I've been re-reading Tablets of Baha'u'llah for the past few nights, before going to bed, and one passage stuck out for me. The one that is above.

Why? No idea.

But it occurred to me that with this idea I have of everything in the Writings being there for a reason, and nothing being random, it might be interesting to look at the order of those lists Baha'u'llah places in that book. You know what I mean: the lists of Ornaments, Effulgences, Glad Tidings, and so on. And for some reason, I decided to start on Ornaments, even though it is the second Tablet with a list in the book.

Anyways. Where to start? Well, what is an ornament? It's an accessory used to beautify something. In this case, I think it would beautify the soul, the spirit, or the character of the person. But it is not an essential part of whatever it beautifies. It's kind of like a necklace on a person. They have to choose to put it on in order to benefit from its beauty.

Here, the first ornament we should put on is that of knowing our self. Of course, it's not just enough to know our self, but we should also know what affects us, what raises us up and what tears us down, what leads to our betterment and what leads to our abasement. (Yes, I know, it's the abasement astairs that aleads me adown there. Thanks, Chico.) (That last was a reference to Marxism.)

You see, it's not enough to just know our self, if we don't know how different things affect us. Otherwise we are nothing more than a leaf that is tossed around by the world around us.

We have to make a conscious effort to better ourselves, and that requires both knowledge and will.

Now it is interesting that Baha'u'llah ties this in to our need for a career. I think there is a profound wisdom in this, for it not only prevents us from being dependent upon others, and encourages us to contribute to the betterment of society, but it also adds to our sense of self-worth. I was never so miserable as when I was looking for work and couldn't find it.
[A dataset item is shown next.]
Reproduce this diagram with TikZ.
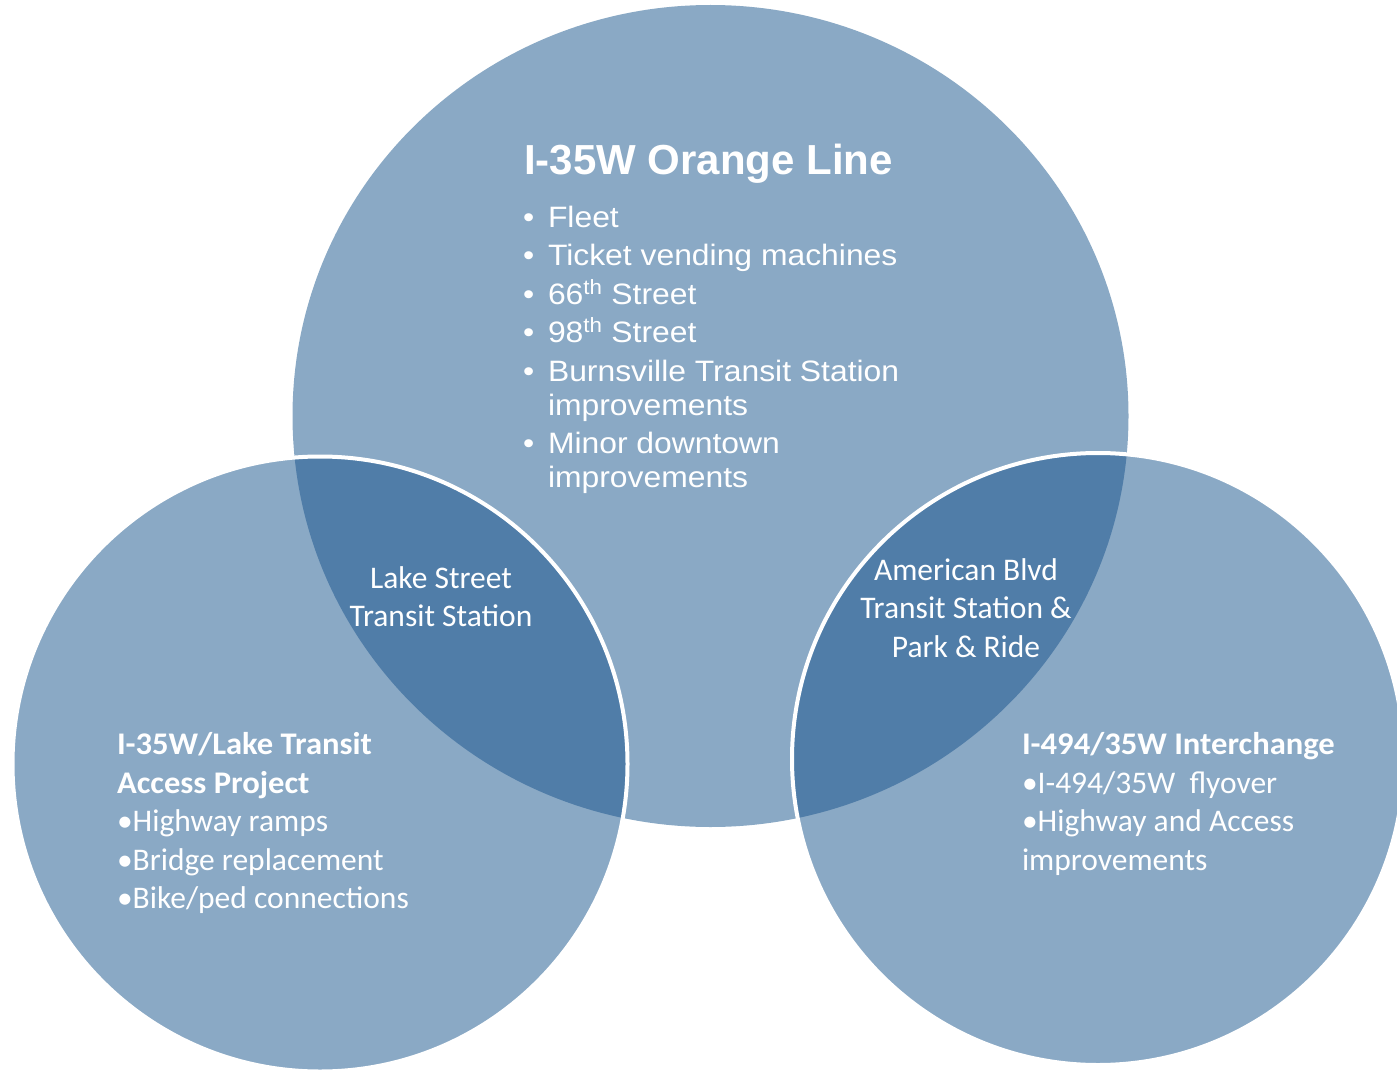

I felt lost, and, in a sense, worthless.

He seems to recognize that most of us begin to work out of a need for money, to pay the rent and get food, but then elevates this basic need to a spiritual level for us. We shouldn't merely work any job for money. We should be discriminating. We should strive to earn our keep through a craft or a profession, for that is how we will best be able to contribute to the world. This is not to say that those jobs like collecting the garbage are not worthy, but that they are good in a different way. They are a necessary service and are worthy in that field. And some of my friends who are in service industries like that use the money they earn in order to have the time to pursue their hobbies, which generally include a craft or art. Interesting, that.
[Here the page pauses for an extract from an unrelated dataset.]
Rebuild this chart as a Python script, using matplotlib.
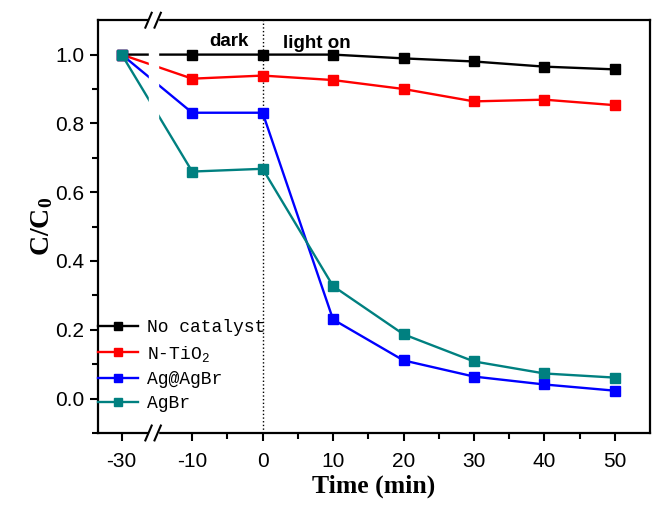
import matplotlib
matplotlib.use('Agg')
import matplotlib.pyplot as plt
from matplotlib import rcParams

rcParams['font.family'] = ['Liberation Sans']
rcParams['mathtext.fontset'] = 'custom'
rcParams['mathtext.rm'] = 'Liberation Mono'
rcParams['mathtext.bf'] = 'Liberation Serif:bold'

# data
time = [-30, -10, 0, 10, 20, 30, 40, 50]
no_catalyst = [1.0, 1.0, 1.0, 1.0, 0.989, 0.980, 0.965, 0.957]
n_tio2 = [1.0, 0.930, 0.939, 0.926, 0.900, 0.864, 0.869, 0.853]
ag_agbr = [1.0, 0.831, 0.831, 0.230, 0.111, 0.064, 0.041, 0.023]
agbr = [1.0, 0.660, 0.668, 0.327, 0.187, 0.108, 0.073, 0.061]
names = ['No catalyst', 'N-TiO$_2$', 'Ag@AgBr', 'AgBr']
colors = ['black', '#ff0000', '#0000ff', '#008080']
x_ticks = [-30, -10, 0, 10, 20, 30, 40, 50]


def pos(t):
    # axis is broken between -30 and -10
    return t + 10 if t < -20 else t


fig = plt.figure(figsize=(6.52, 5.05), dpi=100)
ax = fig.add_axes([0.150, 0.1426, 0.847, 0.8174])

xs = [pos(t) for t in time]
for y, name, c in zip([no_catalyst, n_tio2, ag_agbr, agbr], names, colors):
    ax.plot(xs, y, color=c, lw=1.7, marker='s', ms=6.5, label=name, zorder=2)

ax.axvline(0, color='black', ls=':', lw=1.0, zorder=1)

ax.set_xlim(-23.4, 55)
ax.set_ylim(-0.1, 1.1)
ax.set_xticks([pos(t) for t in x_ticks])
ax.set_xticklabels([str(t) for t in x_ticks])
ax.set_xticks([-5, 5, 15, 25, 35, 45], minor=True)
ax.set_yticks([0.0, 0.2, 0.4, 0.6, 0.8, 1.0])
ax.set_yticklabels(['0.0', '0.2', '0.4', '0.6', '0.8', '1.0'])
ax.set_yticks([-0.1, 0.1, 0.3, 0.5, 0.7, 0.9], minor=True)
ax.tick_params(which='both', direction='out', width=1.5, labelsize=15)
ax.tick_params(which='major', length=6)
ax.tick_params(which='minor', length=4)
ax.tick_params(axis='x', pad=8)
for s in ax.spines.values():
    s.set_linewidth(1.6)

# axis break
gap = (-16.2, -14.9)
ax.axvspan(gap[0], gap[1], ymin=-0.02, ymax=1.02, color='white', zorder=3, clip_on=False)
for yb in (0, 1):
    for xb in gap:
        ax.plot([xb - 0.45, xb + 0.45], [yb - 0.018, yb + 0.018], color='black', lw=1.5,
                transform=ax.get_xaxis_transform(), clip_on=False, zorder=4)

ax.text(-4.8, 1.037, 'dark', ha='center', va='center', fontsize=13.5, fontweight='bold')
ax.text(7.7, 1.033, 'light on', ha='center', va='center', fontsize=13.5, fontweight='bold')

ax.set_xlabel('Time (min)', fontsize=18.5, fontweight='bold', family='Liberation Serif', labelpad=2)
ax.set_ylabel(r'$\mathbf{C/C_0}$', fontsize=20, labelpad=0)

leg = ax.legend(loc='upper left', bbox_to_anchor=(0.0, 0.275), frameon=False,
                prop={'family': 'Liberation Mono', 'size': 13}, handlelength=2.2,
                handletextpad=0.5, borderaxespad=0, borderpad=0, labelspacing=0.4,
                markerscale=0.9)

plt.savefig('out.png', dpi=100)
The other thing that really stands out for me is the importance here on "perception", or that faculty of apprehending things by the senses or the mind. I can only presume that Baha'u'llah is, once again, speaking of the importance of seeing the world for our self, or as He says in the Hidden Words, "see with thine own eyes and not through the eyes of others, and shalt know of thine own knowledge and not through the knowledge of thy neighbor".

I could go on and on here, but really, it just seems so obvious and important.

I do wonder, though, about this obscuring dust. It seems to me that the media to which we subject ourselves is often like that dust. When we watch those news shows, or read those newspapers, that are so obviously biased, then the information we take in, by which we can try to make sense of the world and understand it, is also biased. With faulty input our reasoning will end up being faulty, too. (Unless we're really lucky.) (Faulty reasoning can find truth from faulty information.) (Wow. That seems profound to me, but I'm sure I'm mistaken.)

But really, as He says towards the end there, "keenness of understanding is due to keenness of vision". In order to have clear vision, we must be able to see clearly, which may sound circular, but is still important to say. We also have to be looking at something worthy of looking at. Being able to see a pile of garbage clearly is not as rewarding as seeing a beautiful painting clearly, unless you're into trying to recycle the garbage, but you know what I mean.

And finally, it is interesting to me to remember that this is all an ornament that we must put on and wear. But you know, not all ornaments go with all things. I'm a jeweler / artist, and there are many times when I see someone wearing a necklace that just doesn't go with their outfit. The outfit may be nice, and the necklace beautiful, but together, they just don't work. This ornament that Baha'u'llah describes seems to me to have to go well with the actions we do. I'm reminded, for some reason, of those people who know the Bible or the Qu'ran, for example, so well, and yet preach hatred of those who believe or live differently. To me, that action seems to invalidate anything else they may do or say. Yes, it's good to study either of those great sacred Texts, and they are conducive to the betterment of the individual and the world, but our actions must also be in accord with the loving standard set forth in the guidance within them.

Anyways, that's just a few quick thoughts on that one passage. Hopefully I'll be able to write a bit more regularly than I have been.


  1. Ya Baha'u'l Abha1 That's very good. BHopwe i can add my views later if i have anything that differs.

  2. Ya Baha'u'l Abha! Very good. Thank you.

  3. Thank you, Thurai. And yes, you can add any comments, even if they differ from my opinion. Or perhaps I should say especially if they differ. I do not edit or delete comments, unless they are spam, or just spouting hate (I had one of those recently).

    One of my favorite things with this blog is to read other people's opinions. I learn so much that way.

  4. Mead,
    What a surprise to find your site! Do you remember the lady with the invisible dog at the Bristol Rennaisance Faire? I dtill go for the peolpe watching and music.

    1. Of course I remember you, Winnie! Allah'u'Abha! I still make chain-mail, and miss all my friends at Bristol.